In Jerusalem, however, Israeli Prime Minister Yitzhak Rabin was notably more cautious, telling his Cabinet at its regular Sunday morning meeting that the differences between Israel and the PLO on the security issue are deep and complex and pose serious problems in implementing the accord signed Sept. 13.
“Israel will not back down on its commitments on security for the settlements, on security for Israelis traveling in these territories and on security on the borders,” Rabin told the Cabinet, according to an aide.
The Israeli resolve on this issue deepened, the aide said, when the Cabinet was told of the killing of one Israeli and the wounding of another in an attack by Palestinian gunmen near the West Bank city of Hebron earlier Sunday.
Rabin, speaking later to West Bank settlers in the Gush Etzion region south of Jerusalem, attributed the recent series of attacks in which 11 Israelis have died since the agreement with the PLO to efforts by hard-line Palestinian opponents to undermine the accord.
The PLO and Fatah, its principal faction, were honoring the agreement and have not carried out any of the attacks, Rabin said. Israel too would honor it, he said, for to do otherwise “would give victory to the terrorists.”

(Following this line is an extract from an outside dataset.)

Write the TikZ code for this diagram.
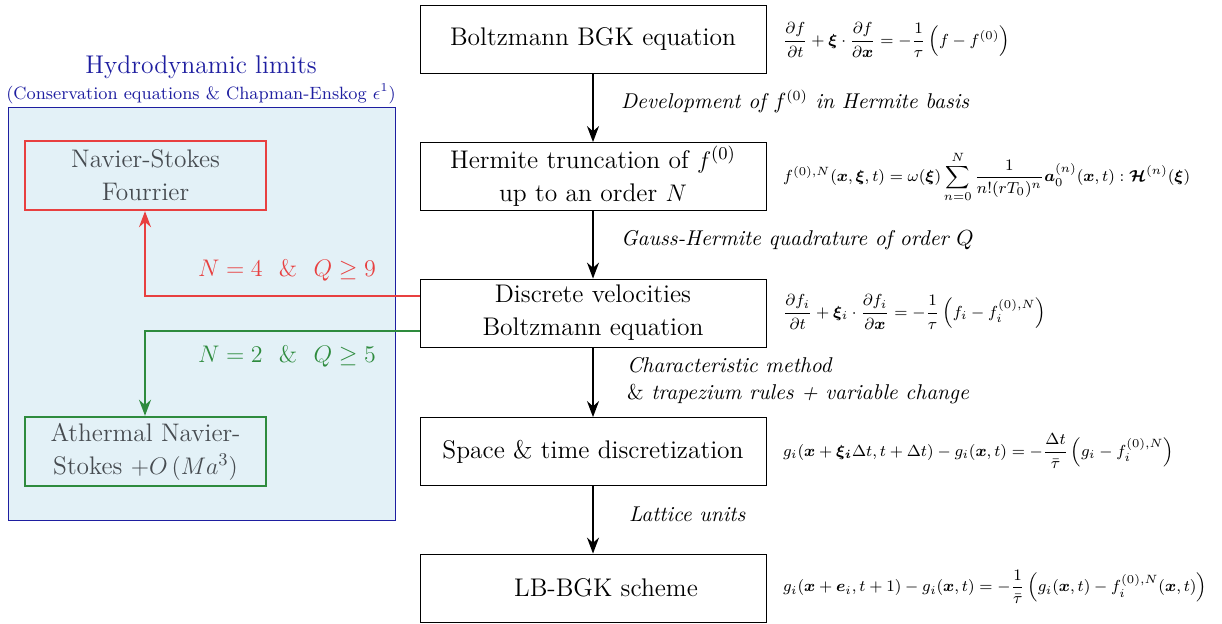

Talks with the PLO broke down last week, however, after Israel presented its plans for ensuring the security of the small Gaza settlements, which have fewer than 5,000 residents but are grouped in three blocs in the north, center and south of the region.
Nabil Shaath, the chief Palestinian negotiator, rejected the Israeli proposal, calling it a plan for the redeployment of Israeli forces in Gaza rather than for their withdrawal, and on Arafat’s orders he left the talks.